Problem details: Return, exactly as written, the lines that start at the one holding "Generate a Python" and end at the one holding "hours = [10", with both of those lines kept. Skip any pictures.

Records for processing:
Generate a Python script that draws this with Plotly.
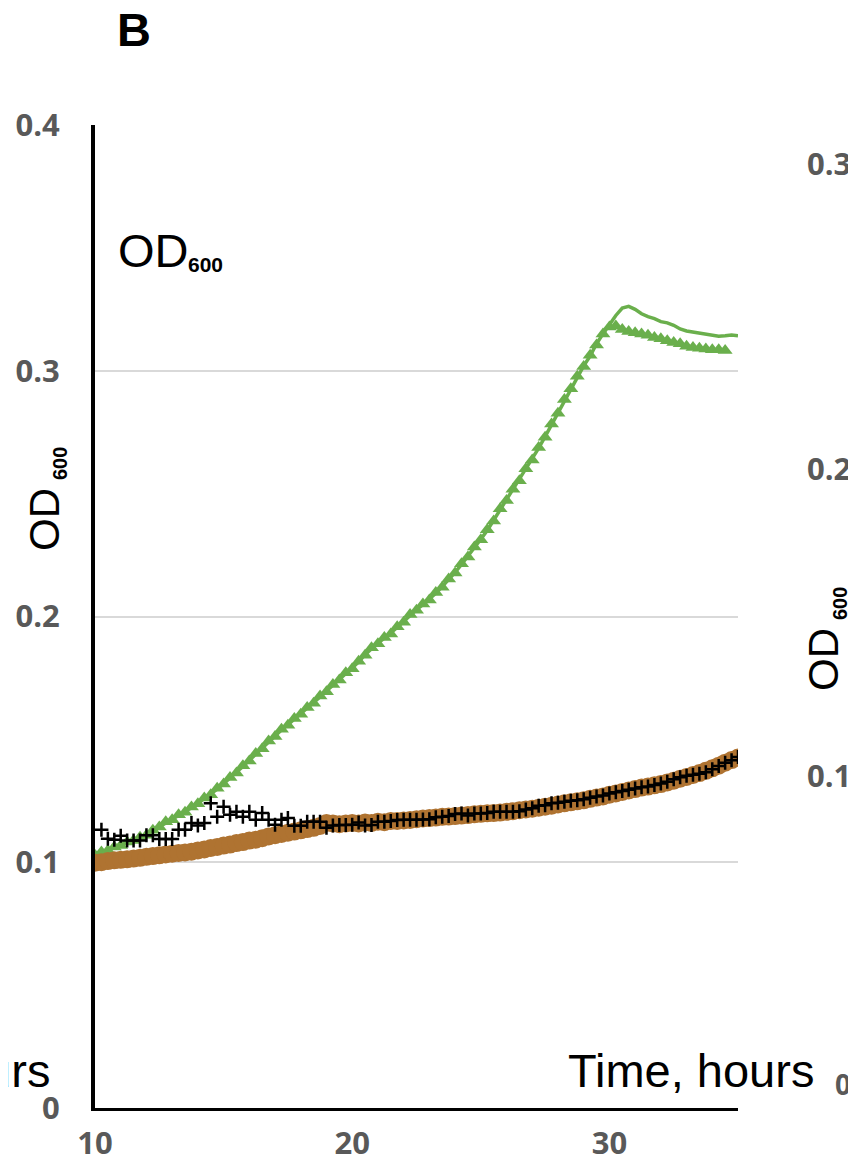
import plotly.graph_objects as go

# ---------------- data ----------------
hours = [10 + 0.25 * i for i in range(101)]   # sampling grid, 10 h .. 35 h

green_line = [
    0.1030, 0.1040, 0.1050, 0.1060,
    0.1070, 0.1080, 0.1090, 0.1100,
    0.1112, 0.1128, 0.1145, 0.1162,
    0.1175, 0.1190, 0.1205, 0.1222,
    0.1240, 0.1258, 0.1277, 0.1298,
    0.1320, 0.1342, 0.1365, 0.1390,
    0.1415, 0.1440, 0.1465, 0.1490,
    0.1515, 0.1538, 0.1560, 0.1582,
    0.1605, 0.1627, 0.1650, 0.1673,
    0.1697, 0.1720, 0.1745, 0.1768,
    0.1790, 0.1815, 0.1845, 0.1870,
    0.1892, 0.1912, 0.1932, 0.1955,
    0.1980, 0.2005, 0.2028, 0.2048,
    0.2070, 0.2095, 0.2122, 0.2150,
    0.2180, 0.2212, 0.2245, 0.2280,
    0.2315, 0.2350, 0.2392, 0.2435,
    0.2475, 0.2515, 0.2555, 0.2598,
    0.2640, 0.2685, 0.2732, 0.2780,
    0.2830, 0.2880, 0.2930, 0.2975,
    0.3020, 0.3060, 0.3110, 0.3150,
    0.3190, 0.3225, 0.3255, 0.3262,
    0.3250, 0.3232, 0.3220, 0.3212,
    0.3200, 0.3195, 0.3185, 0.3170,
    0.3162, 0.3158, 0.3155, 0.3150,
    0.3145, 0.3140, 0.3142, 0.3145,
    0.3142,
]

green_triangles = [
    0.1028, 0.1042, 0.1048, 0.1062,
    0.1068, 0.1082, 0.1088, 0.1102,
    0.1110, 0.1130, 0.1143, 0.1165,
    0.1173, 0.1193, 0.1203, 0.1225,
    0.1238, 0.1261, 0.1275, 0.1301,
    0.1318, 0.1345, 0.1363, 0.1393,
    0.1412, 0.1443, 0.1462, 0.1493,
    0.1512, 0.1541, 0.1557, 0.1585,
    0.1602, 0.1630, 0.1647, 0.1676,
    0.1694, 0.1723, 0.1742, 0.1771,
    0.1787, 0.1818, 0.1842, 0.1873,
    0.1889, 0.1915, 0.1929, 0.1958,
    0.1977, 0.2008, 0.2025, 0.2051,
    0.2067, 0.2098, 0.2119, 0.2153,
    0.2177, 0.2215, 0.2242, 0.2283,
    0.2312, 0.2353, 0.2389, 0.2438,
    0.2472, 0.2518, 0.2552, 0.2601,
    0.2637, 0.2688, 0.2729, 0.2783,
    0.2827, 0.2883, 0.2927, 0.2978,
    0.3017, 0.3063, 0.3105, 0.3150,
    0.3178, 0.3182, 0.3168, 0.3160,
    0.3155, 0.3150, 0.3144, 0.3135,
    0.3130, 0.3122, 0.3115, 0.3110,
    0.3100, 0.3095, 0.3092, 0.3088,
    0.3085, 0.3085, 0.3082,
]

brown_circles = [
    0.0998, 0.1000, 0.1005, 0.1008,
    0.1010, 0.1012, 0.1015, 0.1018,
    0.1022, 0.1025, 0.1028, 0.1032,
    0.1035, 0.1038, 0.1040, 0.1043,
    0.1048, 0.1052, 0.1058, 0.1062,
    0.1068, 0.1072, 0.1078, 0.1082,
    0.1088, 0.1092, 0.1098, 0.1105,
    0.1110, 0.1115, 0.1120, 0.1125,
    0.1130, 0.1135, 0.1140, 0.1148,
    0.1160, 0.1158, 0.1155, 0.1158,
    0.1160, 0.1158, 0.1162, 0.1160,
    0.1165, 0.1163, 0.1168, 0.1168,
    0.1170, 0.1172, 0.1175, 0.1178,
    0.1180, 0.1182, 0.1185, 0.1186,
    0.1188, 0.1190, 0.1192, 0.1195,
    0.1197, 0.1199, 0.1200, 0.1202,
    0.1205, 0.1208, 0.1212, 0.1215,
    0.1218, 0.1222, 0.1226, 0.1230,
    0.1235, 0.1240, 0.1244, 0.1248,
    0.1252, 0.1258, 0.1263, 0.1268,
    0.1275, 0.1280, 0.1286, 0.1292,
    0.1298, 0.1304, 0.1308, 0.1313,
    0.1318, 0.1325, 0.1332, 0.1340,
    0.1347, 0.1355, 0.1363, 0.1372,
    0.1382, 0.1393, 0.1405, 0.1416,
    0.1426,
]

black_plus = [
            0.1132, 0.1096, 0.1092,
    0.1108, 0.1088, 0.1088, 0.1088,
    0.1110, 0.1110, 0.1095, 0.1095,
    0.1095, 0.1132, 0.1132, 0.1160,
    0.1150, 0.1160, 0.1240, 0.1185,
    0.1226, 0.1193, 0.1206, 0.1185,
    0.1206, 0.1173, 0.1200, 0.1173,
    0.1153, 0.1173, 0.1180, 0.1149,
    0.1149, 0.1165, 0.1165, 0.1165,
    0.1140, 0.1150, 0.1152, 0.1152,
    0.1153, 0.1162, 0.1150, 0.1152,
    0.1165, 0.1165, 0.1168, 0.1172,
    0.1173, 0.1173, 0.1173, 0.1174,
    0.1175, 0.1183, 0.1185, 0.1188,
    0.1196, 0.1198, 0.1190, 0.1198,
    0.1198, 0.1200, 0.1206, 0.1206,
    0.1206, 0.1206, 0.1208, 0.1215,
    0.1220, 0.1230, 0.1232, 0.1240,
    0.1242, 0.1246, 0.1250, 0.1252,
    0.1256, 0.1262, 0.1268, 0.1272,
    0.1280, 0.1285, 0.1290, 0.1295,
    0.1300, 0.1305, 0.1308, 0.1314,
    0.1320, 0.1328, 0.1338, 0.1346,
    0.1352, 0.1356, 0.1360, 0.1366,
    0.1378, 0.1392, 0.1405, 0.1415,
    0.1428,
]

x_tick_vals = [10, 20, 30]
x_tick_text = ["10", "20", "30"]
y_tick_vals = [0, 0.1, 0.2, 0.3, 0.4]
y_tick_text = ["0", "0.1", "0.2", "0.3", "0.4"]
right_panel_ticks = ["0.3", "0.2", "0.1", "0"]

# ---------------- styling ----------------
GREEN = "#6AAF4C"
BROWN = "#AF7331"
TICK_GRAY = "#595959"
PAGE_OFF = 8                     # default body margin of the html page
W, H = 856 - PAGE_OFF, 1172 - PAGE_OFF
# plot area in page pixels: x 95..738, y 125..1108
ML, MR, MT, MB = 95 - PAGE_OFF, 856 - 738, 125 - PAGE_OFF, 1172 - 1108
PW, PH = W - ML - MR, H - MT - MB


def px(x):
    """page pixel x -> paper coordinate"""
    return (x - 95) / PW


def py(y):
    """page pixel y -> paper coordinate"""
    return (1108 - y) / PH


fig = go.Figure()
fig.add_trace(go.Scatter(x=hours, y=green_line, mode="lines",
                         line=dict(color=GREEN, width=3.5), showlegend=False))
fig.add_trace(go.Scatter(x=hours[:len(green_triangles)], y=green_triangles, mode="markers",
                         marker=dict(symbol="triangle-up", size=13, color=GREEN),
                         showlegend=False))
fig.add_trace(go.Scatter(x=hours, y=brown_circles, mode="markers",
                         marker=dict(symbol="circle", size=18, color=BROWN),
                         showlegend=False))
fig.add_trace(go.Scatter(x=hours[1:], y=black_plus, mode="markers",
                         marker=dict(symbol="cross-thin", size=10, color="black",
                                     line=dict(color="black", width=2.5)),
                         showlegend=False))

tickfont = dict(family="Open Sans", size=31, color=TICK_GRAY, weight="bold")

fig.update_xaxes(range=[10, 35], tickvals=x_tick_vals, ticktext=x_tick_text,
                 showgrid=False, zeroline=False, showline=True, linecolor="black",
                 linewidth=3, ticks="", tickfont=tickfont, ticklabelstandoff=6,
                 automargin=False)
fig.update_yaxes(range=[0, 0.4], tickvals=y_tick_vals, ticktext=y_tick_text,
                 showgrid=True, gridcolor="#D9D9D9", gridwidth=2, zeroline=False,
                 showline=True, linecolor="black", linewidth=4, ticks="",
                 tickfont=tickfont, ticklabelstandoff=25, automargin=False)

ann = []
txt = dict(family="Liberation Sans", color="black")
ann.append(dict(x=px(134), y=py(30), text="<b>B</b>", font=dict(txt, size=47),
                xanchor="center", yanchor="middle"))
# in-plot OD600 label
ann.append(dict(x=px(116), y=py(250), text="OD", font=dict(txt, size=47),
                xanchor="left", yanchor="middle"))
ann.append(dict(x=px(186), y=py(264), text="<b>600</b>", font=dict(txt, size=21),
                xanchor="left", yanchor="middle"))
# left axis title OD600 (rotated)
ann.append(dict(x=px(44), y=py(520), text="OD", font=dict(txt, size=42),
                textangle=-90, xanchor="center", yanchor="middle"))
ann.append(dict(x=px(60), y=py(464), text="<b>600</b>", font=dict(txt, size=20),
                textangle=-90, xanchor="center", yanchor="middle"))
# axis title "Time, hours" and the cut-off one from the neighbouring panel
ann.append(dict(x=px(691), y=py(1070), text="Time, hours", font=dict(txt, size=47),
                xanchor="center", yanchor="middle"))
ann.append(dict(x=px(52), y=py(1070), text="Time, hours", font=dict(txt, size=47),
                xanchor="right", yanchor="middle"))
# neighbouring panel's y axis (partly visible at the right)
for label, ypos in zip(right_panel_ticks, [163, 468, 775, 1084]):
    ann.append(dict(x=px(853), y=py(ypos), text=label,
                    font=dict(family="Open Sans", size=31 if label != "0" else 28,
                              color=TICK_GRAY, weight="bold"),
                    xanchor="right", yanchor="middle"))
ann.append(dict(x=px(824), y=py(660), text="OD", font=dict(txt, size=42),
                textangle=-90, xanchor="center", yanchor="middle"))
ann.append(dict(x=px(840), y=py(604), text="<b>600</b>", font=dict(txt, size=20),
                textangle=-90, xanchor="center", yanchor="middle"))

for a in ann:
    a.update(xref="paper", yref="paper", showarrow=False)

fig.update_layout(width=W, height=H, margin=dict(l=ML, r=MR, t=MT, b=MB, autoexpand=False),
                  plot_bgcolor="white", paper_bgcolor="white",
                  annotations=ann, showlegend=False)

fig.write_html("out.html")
--
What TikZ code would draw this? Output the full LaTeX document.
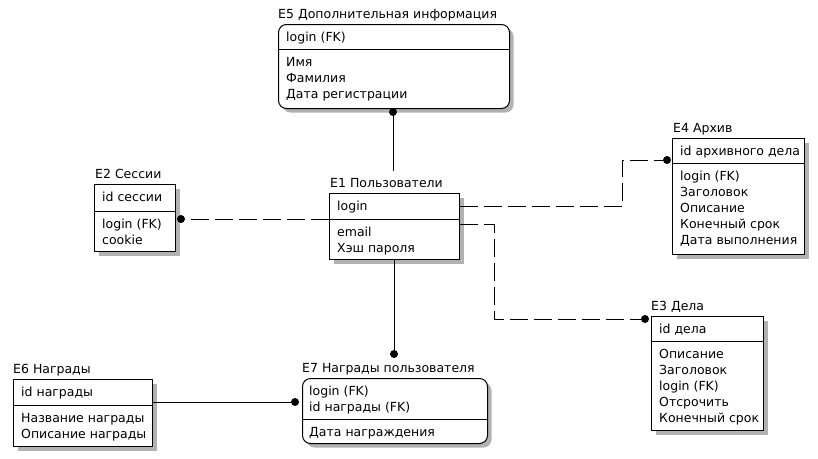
==
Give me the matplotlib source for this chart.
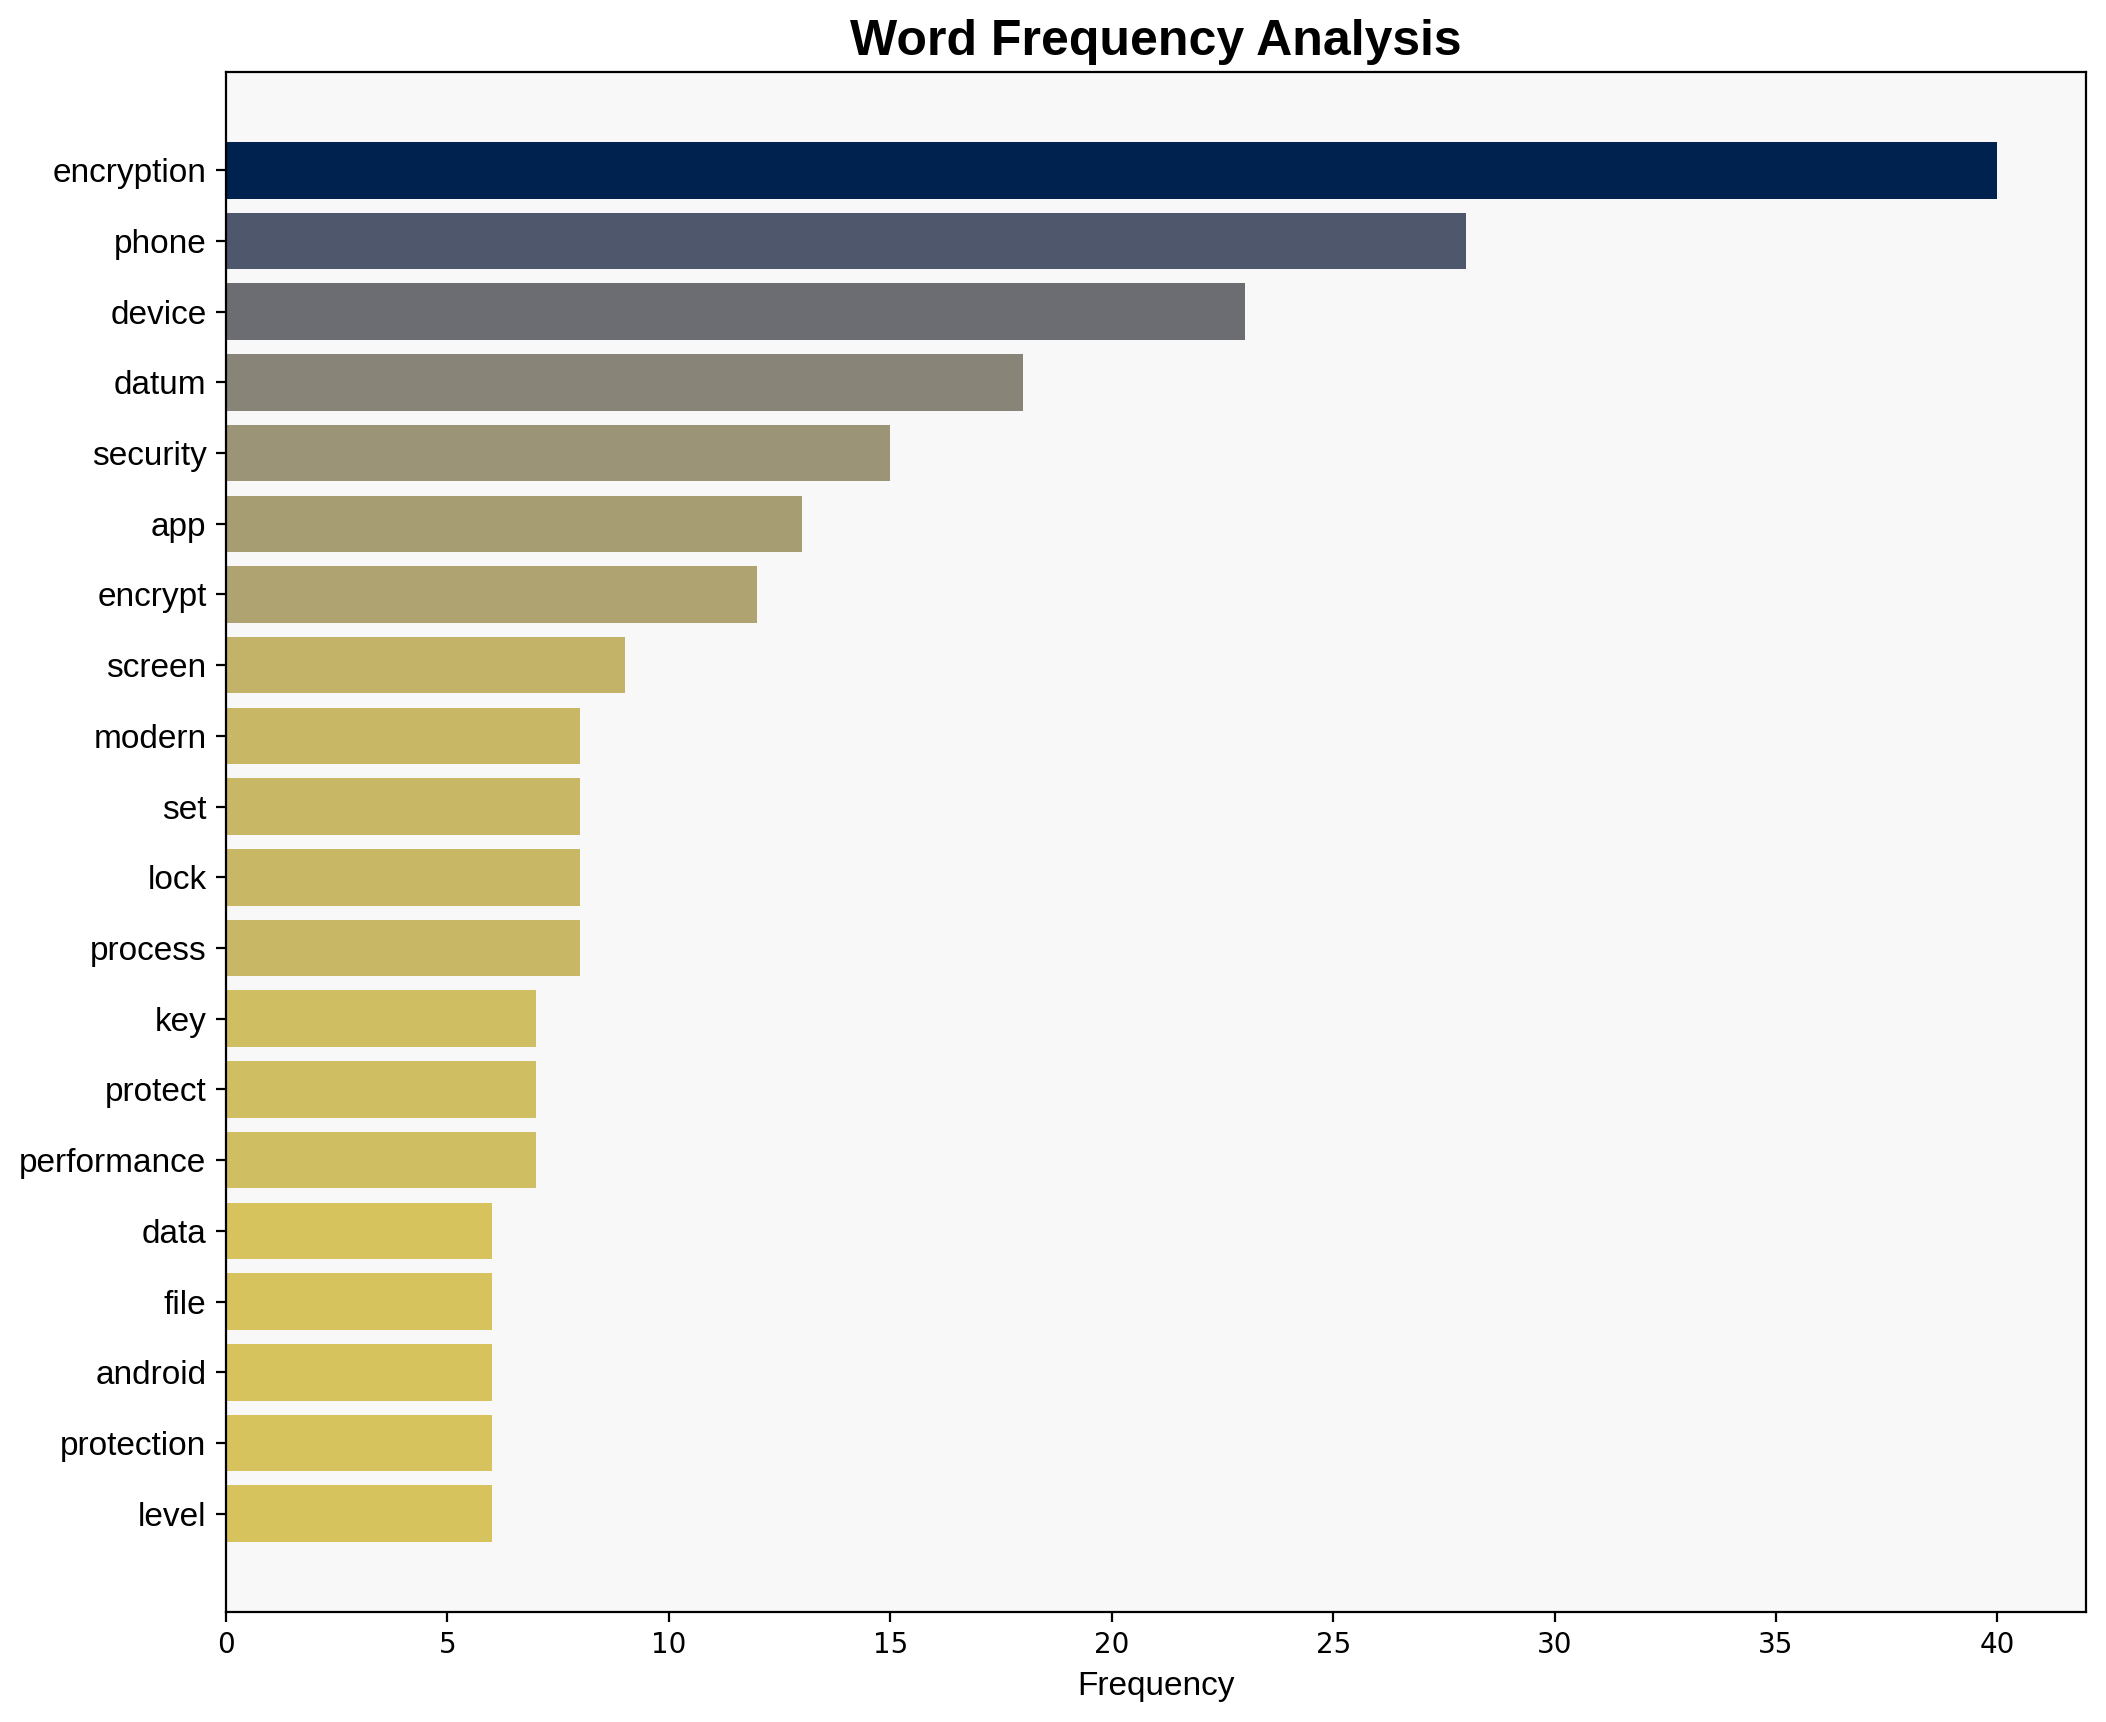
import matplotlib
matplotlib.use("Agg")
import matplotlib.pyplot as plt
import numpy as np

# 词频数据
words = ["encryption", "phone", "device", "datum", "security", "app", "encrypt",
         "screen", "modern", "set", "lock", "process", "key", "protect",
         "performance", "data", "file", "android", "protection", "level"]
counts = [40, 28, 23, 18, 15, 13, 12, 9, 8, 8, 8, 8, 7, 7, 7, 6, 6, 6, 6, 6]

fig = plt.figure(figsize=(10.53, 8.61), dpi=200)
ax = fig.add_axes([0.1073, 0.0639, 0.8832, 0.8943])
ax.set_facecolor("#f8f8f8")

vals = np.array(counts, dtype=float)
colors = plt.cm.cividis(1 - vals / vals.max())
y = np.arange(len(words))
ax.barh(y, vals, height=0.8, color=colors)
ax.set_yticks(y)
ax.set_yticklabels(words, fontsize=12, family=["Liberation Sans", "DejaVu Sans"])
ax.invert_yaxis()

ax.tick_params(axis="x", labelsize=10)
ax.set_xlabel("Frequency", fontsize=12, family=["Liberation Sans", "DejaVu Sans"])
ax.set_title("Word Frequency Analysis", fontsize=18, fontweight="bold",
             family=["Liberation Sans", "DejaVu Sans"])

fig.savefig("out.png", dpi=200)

Complete response:
Generate a Python script that draws this with Plotly.
import plotly.graph_objects as go

# ---------------- data ----------------
hours = [10 + 0.25 * i for i in range(101)]   # sampling grid, 10 h .. 35 h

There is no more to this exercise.